The DIMENSIONS: Tobacco Free Program

Tobacco use is the leading cause of preventable death in Colorado. Stopping tobacco use can be a challenging task for anyone. Only about 4% of smokers are able to quit smoking without assistance.

University of Colorado Hospital offers patients and the community at large a free tobacco cessation program to help interested individuals stop using tobacco and start a healthier life.

The DIMENSIONS: Tobacco Free Program includes a 6-week open group that provides emotional, informational and social support for tobacco reduction and cessation.
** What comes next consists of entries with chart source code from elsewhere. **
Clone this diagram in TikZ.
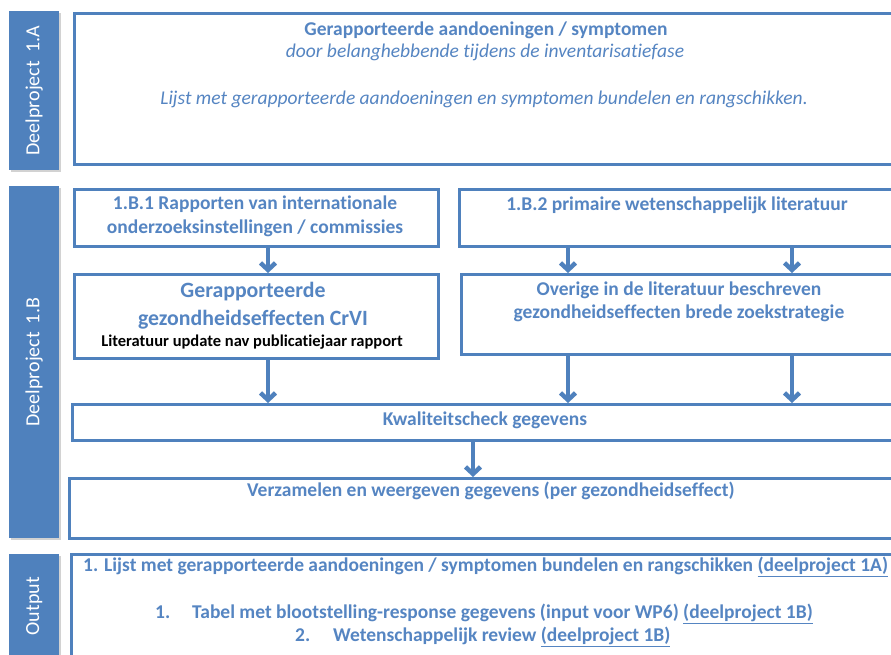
\documentclass[tikz,border=0pt]{standalone}
\usepackage{fontspec}
\setmainfont{Carlito}[Ligatures=NoCommon]
\usetikzlibrary{arrows.meta,shadows,calc}
\definecolor{ob}{HTML}{4F81BD}
\definecolor{ot}{HTML}{5585C2}
\begin{document}
\begin{tikzpicture}[x=1pt,y=-1pt,
  box/.style={draw=ob, line width=3pt, fill=white, inner sep=0pt, anchor=north west},
  side/.style={fill=ob, draw=none, inner sep=0pt, anchor=north west,
    drop shadow={shadow xshift=2pt, shadow yshift=-2pt, opacity=0.35}},
  sidetxt/.style={rotate=90, text=white, font=\fontsize{20}{22}\selectfont},
  arr/.style={draw=ob, line width=4.5pt, -{Straight Barb[length=7pt,width=15pt]}},
  txt/.style={text=ot, inner sep=0pt, align=center},
  bt/.style={txt, font=\fontsize{19.5}{24}\bfseries\selectfont},
  it/.style={txt, font=\fontsize{19.5}{24}\itshape\selectfont}]
\useasboundingbox (0,0) rectangle (891,655);
\clip (0,0) rectangle (891,655);
\fill[white] (0,0) rectangle (891,655);
% side labels
\node[side, minimum width=50pt, minimum height=159pt] (s1a) at (9,11) {};
\node[sidetxt] (s1at) at (s1a.center) {Deelproject\hspace{0.4em}1.A};
\node[side, minimum width=50pt, minimum height=352pt] (s1b) at (9,186) {};
\node[sidetxt] (s1bt) at (s1b.center) {Deelproject\hspace{0.4em}1.B};
\node[side, minimum width=50pt, minimum height=104pt] (so) at (9,554) {};
\node[sidetxt] (sot) at (so.center) {Output};
% boxes
\node[box, minimum width=840pt, minimum height=151pt] (b1a) at (73,12) {};
\node[box, minimum width=364pt, minimum height=57pt] (b1b1) at (73,188) {};
\node[box, minimum width=450pt, minimum height=57pt] (b1b2) at (458,188) {};
\node[box, minimum width=364pt, minimum height=84pt] (crvi) at (73,273) {};
\node[box, minimum width=450pt, minimum height=80pt] (over) at (460,273) {};
\node[box, minimum width=840pt, minimum height=36pt] (kwal) at (71,403) {};
\node[box, minimum width=840pt, minimum height=60pt] (verz) at (68,477) {};
\node[box, minimum width=840pt, minimum height=120pt] (outb) at (70,553) {};
% texts
\node[bt] (t1) at (486,30) {Gerapporteerde aandoeningen / symptomen};
\node[it] (t2) at (485,52) {door belanghebbende tijdens de inventarisatiefase};
\node[it] (t3) at (484,99) {Lijst met gerapporteerde aandoeningen en symptomen bundelen en rangschikken.};
\node[bt] (t4) at (255,216) {1.B.1 Rapporten van internationale\\onderzoeksinstellingen / commissies};
\node[bt] (t5) at (677,205) {1.B.2 primaire wetenschappelijk literatuur};
\node[txt, font=\fontsize{21.8}{28}\bfseries\selectfont] (t6) at (253,306) {Gerapporteerde\\gezondheidseffecten CrVI};
\node[txt, text=black, font=\fontsize{16.5}{18}\bfseries\selectfont] (t7) at (252,342) {Literatuur update nav publicatiejaar rapport};
\node[txt, font=\fontsize{19.5}{23}\bfseries\selectfont] (t8) at (679,302) {Overige in de literatuur beschreven\\gezondheidseffecten brede zoekstrategie};
\node[bt] (t9) at (485,420) {Kwaliteitscheck gegevens};
\node[bt] (t10) at (491,491) {Verzamelen en weergeven gegevens (per gezondheidseffect)};
\node[bt, anchor=west] (t11) at (83,567) {1. Lijst met gerapporteerde aandoeningen / symptomen bundelen en rangschikken \underline{(deelproject 1A)}};
\node[bt, anchor=west] (t12) at (155,614) {\makebox[37pt][l]{1.}Tabel met blootstelling-response gegevens (input voor WP6) \underline{(deelproject 1B)}};
\node[bt, anchor=west] (t13) at (295,637) {\makebox[38pt][l]{2.}Wetenschappelijk review \underline{(deelproject 1B)}};
% arrows
\coordinate (xa) at (268,0);
\coordinate (xb) at (568,0);
\coordinate (xc) at (792,0);
\coordinate (xd) at (473,0);
\draw[arr] (b1b1.south -| xa) -- (crvi.north -| xa);
\draw[arr] (b1b2.south -| xb) -- (over.north -| xb);
\draw[arr] (b1b2.south -| xc) -- (over.north -| xc);
\draw[arr] (crvi.south -| xa) -- (kwal.north -| xa);
\draw[arr] (over.south -| xb) -- (kwal.north -| xb);
\draw[arr] (over.south -| xc) -- (kwal.north -| xc);
\draw[arr] (kwal.south -| xd) -- (verz.north -| xd);
\end{tikzpicture}
\end{document}
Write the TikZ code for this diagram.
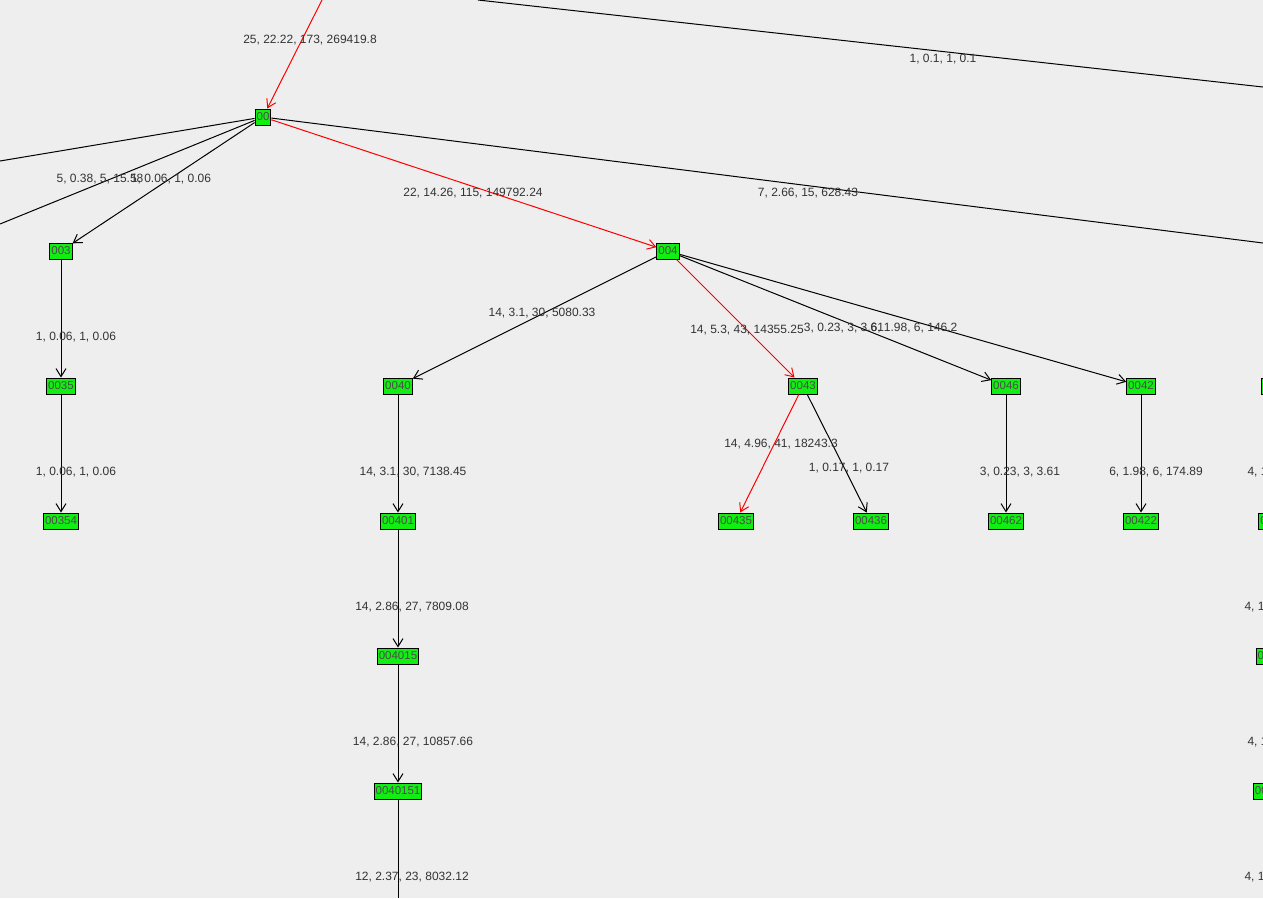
\documentclass[tikz,border=0pt]{standalone}
\usepackage{fontspec}
\setmainfont{Liberation Sans}
\usetikzlibrary{arrows.meta}
\definecolor{bg}{HTML}{EEEEEE}
\definecolor{ng}{HTML}{11EE11}
\definecolor{tx}{HTML}{333333}
\tikzset{
  nd/.style={draw=black,fill=ng,inner sep=1.5pt,minimum height=16pt,font=\fontsize{11.5}{11.5}\selectfont,text=black!70},
  ed/.style={draw=black,-{Straight Barb[length=8pt,width=10pt]}},
  red/.style={draw=red},
  lb/.style={font=\fontsize{12}{12}\selectfont,text=tx,inner sep=0pt}
}
\begin{document}
\begin{tikzpicture}[x=1pt,y=-1pt,line width=1pt]
\useasboundingbox (0,0) rectangle (1263,898);
\fill[bg] (0,0) rectangle (1263,898);
\clip (0,0) rectangle (1263,898);
\node[nd] (n00) at (263,117) {00};
\node[nd] (n003) at (61,251) {003};
\node[nd] (n0035) at (61,386) {0035};
\node[nd] (n00354) at (61,521) {00354};
\node[nd] (n004) at (668,251) {004};
\node[nd] (n0040) at (398,386) {0040};
\node[nd] (n00401) at (398,521) {00401};
\node[nd] (n004015) at (398,656) {004015};
\node[nd] (n0040151) at (398,791) {0040151};
\node[nd] (n0043) at (803,386) {0043};
\node[nd] (n00435) at (736,521) {00435};
\node[nd] (n00436) at (871,521) {00436};
\node[nd] (n0046) at (1006,386) {0046};
\node[nd] (n00462) at (1006,521) {00462};
\node[nd] (n0042) at (1141,386) {0042};
\node[nd] (n00422) at (1141,521) {00422};
\node[nd] (r1) at (1276,386) {0041};
\node[nd] (r2) at (1276,521) {00411};
\node[nd] (r3) at (1276,656) {004111};
\node[nd] (r4) at (1276,791) {0041111};
\coordinate (top) at (322,0);
\coordinate (pa) at (478,0);
\coordinate (pb) at (1263,87);
\coordinate (l1) at (0,161);
\coordinate (l2) at (0,224);
\coordinate (rr) at (1263,243);
\coordinate (bot) at (398,898);
\draw[ed,red] (top) -- (n00);
\draw (pa) -- (pb);
\draw (n00) -- (l1);
\draw (n00) -- (l2);
\draw (n00) -- (rr);
\draw[ed] (n00) -- (n003);
\draw[ed,red] (n00) -- (n004);
\draw[ed] (n003) -- (n0035);
\draw[ed] (n0035) -- (n00354);
\draw[ed] (n004) -- (n0040);
\draw[ed,red] (n004) -- (n0043);
\draw[ed] (n004) -- (n0046);
\draw[ed] (n004) -- (n0042);
\draw[ed] (n0040) -- (n00401);
\draw[ed] (n00401) -- (n004015);
\draw[ed] (n004015) -- (n0040151);
\draw (n0040151) -- (bot);
\draw[ed,red] (n0043) -- (n00435);
\draw[ed] (n0043) -- (n00436);
\draw[ed] (n0046) -- (n00462);
\draw[ed] (n0042) -- (n00422);
\draw[ed] (r1) -- (r2);
\draw[ed] (r2) -- (r3);
\draw[ed] (r3) -- (r4);
\node[lb] at (310,40) {25, 22.22, 173, 269419.8};
\node[lb] at (943,59) {1, 0.1, 1, 0.1};
\node[lb] at (100,179) {5, 0.38, 5, 15.58};
\node[lb] at (171,179) {1, 0.06, 1, 0.06};
\node[lb] at (473,193) {22, 14.26, 115, 149792.24};
\node[lb] at (808,193) {7, 2.66, 15, 628.43};
\node[lb] at (76,337) {1, 0.06, 1, 0.06};
\node[lb] at (76,472) {1, 0.06, 1, 0.06};
\node[lb] at (542,313) {14, 3.1, 30, 5080.33};
\node[lb] at (747,330) {14, 5.3, 43, 14355.25};
\node[lb] at (844,328) {3, 0.23, 3, 3.61};
\node[lb] at (914,328) {6, 1.98, 6, 146.2};
\node[lb] at (413,472) {14, 3.1, 30, 7138.45};
\node[lb] at (781,444) {14, 4.96, 41, 18243.3};
\node[lb] at (849,468) {1, 0.17, 1, 0.17};
\node[lb] at (1020,472) {3, 0.23, 3, 3.61};
\node[lb] at (1156,472) {6, 1.98, 6, 174.89};
\node[lb] at (412,607) {14, 2.86, 27, 7809.08};
\node[lb] at (413,742) {14, 2.86, 27, 10857.66};
\node[lb] at (412,877) {12, 2.37, 23, 8032.12};
\node[lb,anchor=west] at (1247,472) {4, 1.32, 4, 12.5};
\node[lb,anchor=west] at (1244,607) {4, 1.32, 4, 12.5};
\node[lb,anchor=west] at (1247,742) {4, 1.32, 4, 12.5};
\node[lb,anchor=west] at (1244,877) {4, 1.32, 4, 12.5};
\end{tikzpicture}
\end{document}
The group meets weekly and covers such topics as stress management, wellness, and behavior change techniques. Group discussion and activities are incorporated into the weekly meetings.

The program, provided courtesy of University of Colorado Hospital and the Behavioral Health and Wellness Program, is run by Dr. Rebecca Richey.

Interested in participating? Call (303) 724-8077.

Patient Education & Resources

Treatments to help you quit smoking

University of Colorado Hospital provides several treatments to help you stop smoking, including:


Nicorette® – a nicotine gum that helps to reduce the symptoms of withdrawal from quitting smoking.

Zyban® – a non-nicotine tablet that reduces the symptoms of nicotine withdrawal.

Nicotine skin patches –  patches that help wean smokers off of nicotine.


Additional tips for quitting smoking include:

  • Breaking and throwing away all cigarettes
  • Exercising
  • Taking deep breaths
  • Rewarding yourself with oral substitutes, such as sugarless
  • Eating three meals to maintain blood sugar levels
  • Drinking plenty of liquids to cleanse the body of nicotine.

Additional Smoking Cessation Resources


American Lung Association

Colorado Quitline or (800) 639-QUIT

U.S. Dept. of Health and Human Services


Secondhand smoke harms those around you

What Tobacco Use Does

Each year, tobacco use causes approximately 440,000 preventable deaths in the United States. The leading causes of tobacco-related deaths are:

  • Lung and other cancers (164,000)
  • Heart disease (126,000)
  • Chronic Obstructive Pulmonary Disease (93,000)
  • Stroke (16,000)

About 44 million U.S. adults (18 years and over) smoke. In Colorado, 17.6% of the adult population – over 658,000 individuals – are cigarette smokers. Each year in the U.S. nearly 400,000 people under the age of 18 become daily smokers.

Exposure to secondhand smoke causes nearly 50,000 deaths each year among adults in the U.S.

Source: Centers for Disease Control and Prevention (CDC)

No better time to quit

The American Lung Association (ALA) reports that 36 million people in the U.S. have quit smoking.

According to the ALA, nine of 10 smokers say they want to quit. Today is the best day to put those thoughts into action!